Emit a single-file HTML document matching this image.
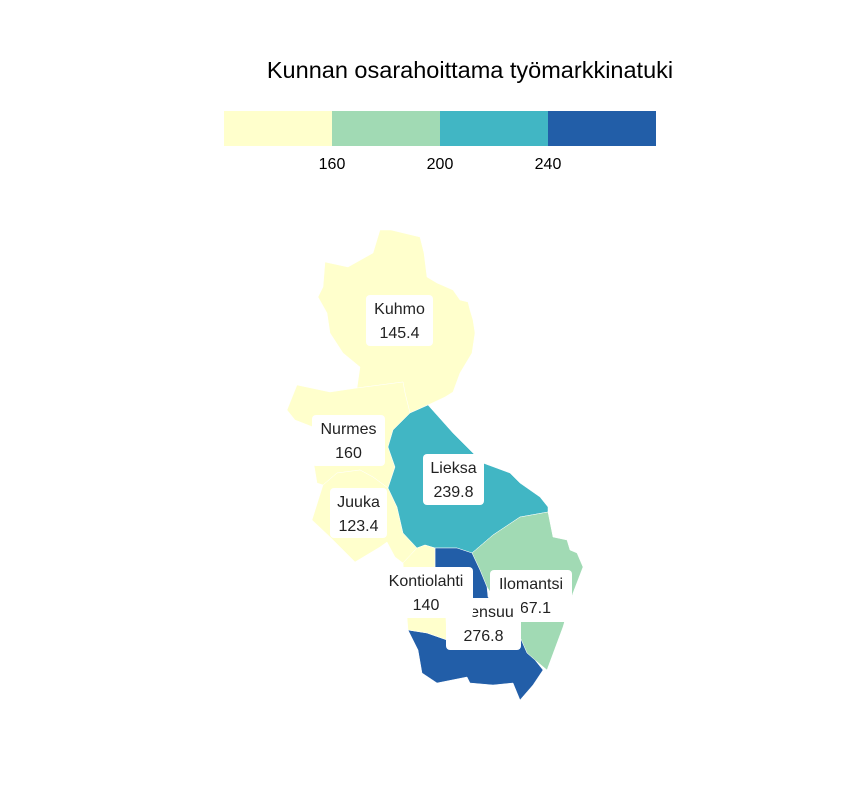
<!DOCTYPE html>
<html><head><meta charset="utf-8"><style>
body{margin:0;background:#fff;font-family:"Liberation Sans",sans-serif}
svg{display:block}
</style></head><body>
<svg id="c" width="864" height="792">
<text x="470" y="78" text-anchor="middle" font-size="23.5" fill="#000">Kunnan osarahoittama työmarkkinatuki</text>
<g id="legend"></g>
<g id="regions"></g>
<g id="labels"></g>
</svg>
<script>
const names=["Kuhmo","Nurmes","Juuka","Lieksa","Ilomantsi","Joensuu","Kontiolahti"];
const values=[145.4,160,123.4,239.8,167.1,276.8,140];
const breaks=[160,200,240];
const colors=["#ffffcc","#a1dab4","#41b6c4","#225ea8"];
const shapes={
Kuhmo:"380,230 391,230 420,237 424,253 427,277 437,283 453,290 460,300 468,302 470,310 473,320 475,333 472,353 460,373 453,392 445,397 428,405 410,413 405,393 403,382 357,388 360,367 343,353 330,333 327,313 318,297 323,287 325,262 348,267 373,253",
Nurmes:"357,388 330,392 297,385 287,410 295,420 313,427 312,453 317,483 323,485 337,473 360,470 373,477 388,488 395,467 388,447 393,430 410,413 405,393 403,382",
Juuka:"323,485 312,520 330,537 355,562 380,547 387,542 395,557 403,563 417,548 403,533 397,507 388,488 373,477 360,470 337,473",
Lieksa:"428,405 453,433 473,453 483,463 510,473 520,483 540,497 548,507 548,512 520,517 493,535 472,553 457,548 435,548 425,545 417,548 403,533 397,507 388,488 395,467 388,447 393,430 410,413",
Ilomantsi:"548,512 553,537 567,540 570,550 577,553 583,567 573,593 563,627 547,670 535,660 527,653 520,637 487,587 480,570 472,553 493,535 520,517",
Joensuu:"435,548 457,548 472,553 480,570 487,587 488,597 520,637 527,653 535,660 543,670 533,685 520,700 513,683 493,685 470,683 467,677 437,683 422,673 418,650 408,630 427,633 447,640 445,600 435,593",
Kontiolahti:"417,548 425,545 435,548 435,593 445,600 447,640 427,633 408,630 403,563"
};
const boxes={Kuhmo:[366,295,67,51],Nurmes:[312,415,73,51],Juuka:[330,488,57,50],Lieksa:[423,454,61,51],Ilomantsi:[490,570,82,52],Joensuu:[446,598,75,52],Kontiolahti:[379,567,94,51]};
const labelOrder=["Kuhmo","Nurmes","Juuka","Lieksa","Ilomantsi","Joensuu","Kontiolahti"];
const NS="http://www.w3.org/2000/svg";
function colorOf(v){let i=0;while(i<breaks.length&&v>breaks[i])i++;return colors[i];}
const lg=document.getElementById('legend');
const lx=224,lw=108;
colors.forEach((c,i)=>{const r=document.createElementNS(NS,'rect');
r.setAttribute('x',lx+i*lw);r.setAttribute('y',111);r.setAttribute('width',lw);r.setAttribute('height',35);r.setAttribute('fill',c);


lg.appendChild(r);});
breaks.forEach((b,i)=>{const t=document.createElementNS(NS,'text');
t.setAttribute('x',lx+(i+1)*lw);t.setAttribute('y',169);t.setAttribute('text-anchor','middle');t.setAttribute('font-size','16');t.textContent=b;


lg.appendChild(t);});
const rg=document.getElementById('regions');
names.forEach((n,i)=>{const p=document.createElementNS(NS,'polygon');
p.setAttribute('points',shapes[n]);p.setAttribute('fill',colorOf(values[i]));p.setAttribute('stroke','#fff');p.setAttribute('stroke-width','0.5');


rg.appendChild(p);});
const lb=document.getElementById('labels');
labelOrder.forEach(n=>{const i=names.indexOf(n);const b=boxes[n];
const g=document.createElementNS(NS,'g');


const r=document.createElementNS(NS,'rect');
r.setAttribute('x',b[0]);r.setAttribute('y',b[1]);r.setAttribute('width',b[2]);r.setAttribute('height',b[3]);r.setAttribute('rx',4);r.setAttribute('fill','#fff');
g.appendChild(r);
const cx=b[0]+b[2]/2;
[[n,b[1]+19],[String(values[i]),b[1]+43]].forEach(([s,y])=>{const t=document.createElementNS(NS,'text');
t.setAttribute('x',cx);t.setAttribute('y',y);t.setAttribute('text-anchor','middle');t.setAttribute('font-size','16');t.setAttribute('fill','#222');t.textContent=s;g.appendChild(t);});
lb.appendChild(g);});
</script>
</body></html>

» What this task involves
Omit the pictures and reproduce the listing exactly.

» Task result
Emit a single-file HTML document matching this image.
<!DOCTYPE html>
<html><head><meta charset="utf-8"><style>
body{margin:0;background:#fff;font-family:"Liberation Sans",sans-serif}
svg{display:block}
</style></head><body>
<svg id="c" width="864" height="792">
<text x="470" y="78" text-anchor="middle" font-size="23.5" fill="#000">Kunnan osarahoittama työmarkkinatuki</text>
<g id="legend"></g>
<g id="regions"></g>
<g id="labels"></g>
</svg>
<script>
const names=["Kuhmo","Nurmes","Juuka","Lieksa","Ilomantsi","Joensuu","Kontiolahti"];
const values=[145.4,160,123.4,239.8,167.1,276.8,140];
const breaks=[160,200,240];
const colors=["#ffffcc","#a1dab4","#41b6c4","#225ea8"];
const shapes={
Kuhmo:"380,230 391,230 420,237 424,253 427,277 437,283 453,290 460,300 468,302 470,310 473,320 475,333 472,353 460,373 453,392 445,397 428,405 410,413 405,393 403,382 357,388 360,367 343,353 330,333 327,313 318,297 323,287 325,262 348,267 373,253",
Nurmes:"357,388 330,392 297,385 287,410 295,420 313,427 312,453 317,483 323,485 337,473 360,470 373,477 388,488 395,467 388,447 393,430 410,413 405,393 403,382",
Juuka:"323,485 312,520 330,537 355,562 380,547 387,542 395,557 403,563 417,548 403,533 397,507 388,488 373,477 360,470 337,473",
Lieksa:"428,405 453,433 473,453 483,463 510,473 520,483 540,497 548,507 548,512 520,517 493,535 472,553 457,548 435,548 425,545 417,548 403,533 397,507 388,488 395,467 388,447 393,430 410,413",
Ilomantsi:"548,512 553,537 567,540 570,550 577,553 583,567 573,593 563,627 547,670 535,660 527,653 520,637 487,587 480,570 472,553 493,535 520,517",
Joensuu:"435,548 457,548 472,553 480,570 487,587 488,597 520,637 527,653 535,660 543,670 533,685 520,700 513,683 493,685 470,683 467,677 437,683 422,673 418,650 408,630 427,633 447,640 445,600 435,593",
Kontiolahti:"417,548 425,545 435,548 435,593 445,600 447,640 427,633 408,630 403,563"
};
const boxes={Kuhmo:[366,295,67,51],Nurmes:[312,415,73,51],Juuka:[330,488,57,50],Lieksa:[423,454,61,51],Ilomantsi:[490,570,82,52],Joensuu:[446,598,75,52],Kontiolahti:[379,567,94,51]};
const labelOrder=["Kuhmo","Nurmes","Juuka","Lieksa","Ilomantsi","Joensuu","Kontiolahti"];
const NS="http://www.w3.org/2000/svg";
function colorOf(v){let i=0;while(i<breaks.length&&v>breaks[i])i++;return colors[i];}
const lg=document.getElementById('legend');
const lx=224,lw=108;
colors.forEach((c,i)=>{const r=document.createElementNS(NS,'rect');
r.setAttribute('x',lx+i*lw);r.setAttribute('y',111);r.setAttribute('width',lw);r.setAttribute('height',35);r.setAttribute('fill',c);


lg.appendChild(r);});
breaks.forEach((b,i)=>{const t=document.createElementNS(NS,'text');
t.setAttribute('x',lx+(i+1)*lw);t.setAttribute('y',169);t.setAttribute('text-anchor','middle');t.setAttribute('font-size','16');t.textContent=b;


lg.appendChild(t);});
const rg=document.getElementById('regions');
names.forEach((n,i)=>{const p=document.createElementNS(NS,'polygon');
p.setAttribute('points',shapes[n]);p.setAttribute('fill',colorOf(values[i]));p.setAttribute('stroke','#fff');p.setAttribute('stroke-width','0.5');


rg.appendChild(p);});
const lb=document.getElementById('labels');
labelOrder.forEach(n=>{const i=names.indexOf(n);const b=boxes[n];
const g=document.createElementNS(NS,'g');


const r=document.createElementNS(NS,'rect');
r.setAttribute('x',b[0]);r.setAttribute('y',b[1]);r.setAttribute('width',b[2]);r.setAttribute('height',b[3]);r.setAttribute('rx',4);r.setAttribute('fill','#fff');
g.appendChild(r);
const cx=b[0]+b[2]/2;
[[n,b[1]+19],[String(values[i]),b[1]+43]].forEach(([s,y])=>{const t=document.createElementNS(NS,'text');
t.setAttribute('x',cx);t.setAttribute('y',y);t.setAttribute('text-anchor','middle');t.setAttribute('font-size','16');t.setAttribute('fill','#222');t.textContent=s;g.appendChild(t);});
lb.appendChild(g);});
</script>
</body></html>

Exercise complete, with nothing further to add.